My attempt: I think $D$ is neither open nor closed in $(C[0,1],||.||_{\infty})$. consider the function $f(x)=0$ $ \,\forall\,$ $x \in [0,1]$ , clearly $f \in D$. Let $r$ be any arbitrary positive real number. Then $g \in B(f,r)$ , where $g(x) = r\mid x-\frac{1}{2}\mid$. $g$ is a continuous function but it is not differentiable at $x=\frac{1}{2}$ . Hence $B(f,r) \not\subseteq D$ . This proves that $D$ is not an open set.

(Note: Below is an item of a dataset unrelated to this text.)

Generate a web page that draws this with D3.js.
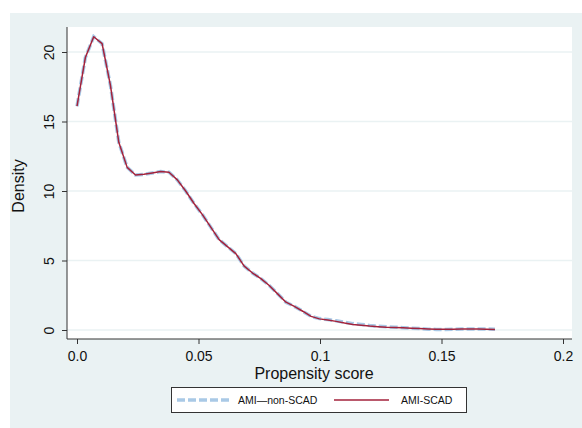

To show that $D$ is not closed, we want to construct a sequence of differentiable function which uniformly converge to a non-differentiable function. Consider the function $f_n(x)$ which is defined as below.

$$f_n(x)=\left \{ \begin{array}{ll} -x+\frac{1}{2}\left( 1-\frac{1}{n}\right) & \mbox{, if } 0\le x <-\frac{1}{n}+\frac{1}{2} \\ -\frac{n}{8}(2x-1)^2 & \mbox{, if } -\frac{1}{n}+\frac{1}{2}\le x <\frac{1}{n}+\frac{1}{2} \\ x-\frac{1}{2}\left( 1+\frac{1}{n}\right) & \mbox{, if } \frac{1}{n}+\frac{1}{2} \le x \le 1 \\ \end{array} \right. $$

The corresponding function to which it will converge is $f(x)=\mid x-\frac{1}{2}\mid$ . But $f \not\in D$, hence $D$ is not closed. This finishes the proof. Kindly verify if this proof is correct or not. I believe that $\overline{D}$ will be the whole metric space. But I am not able to prove this.


Definition 1: A point $x \in X$ is called a limit point of $E\subseteq X$ if $B(x,r)\cap E \ne \emptyset $ $\,\forall\, r>0$.

Definition 2(Interior of a set): Let $S\subset X$ be a subset of a metric space. We say that $x \in S$ is an interior point of $S$ if $\,\exists\,$ $r > 0$ such that $B(x, r) \subset S$ . The set of interior points of $S$ is denoted by $S^o$ and is called the interior of the set $S$

What will be $D^o$? is it the empty set?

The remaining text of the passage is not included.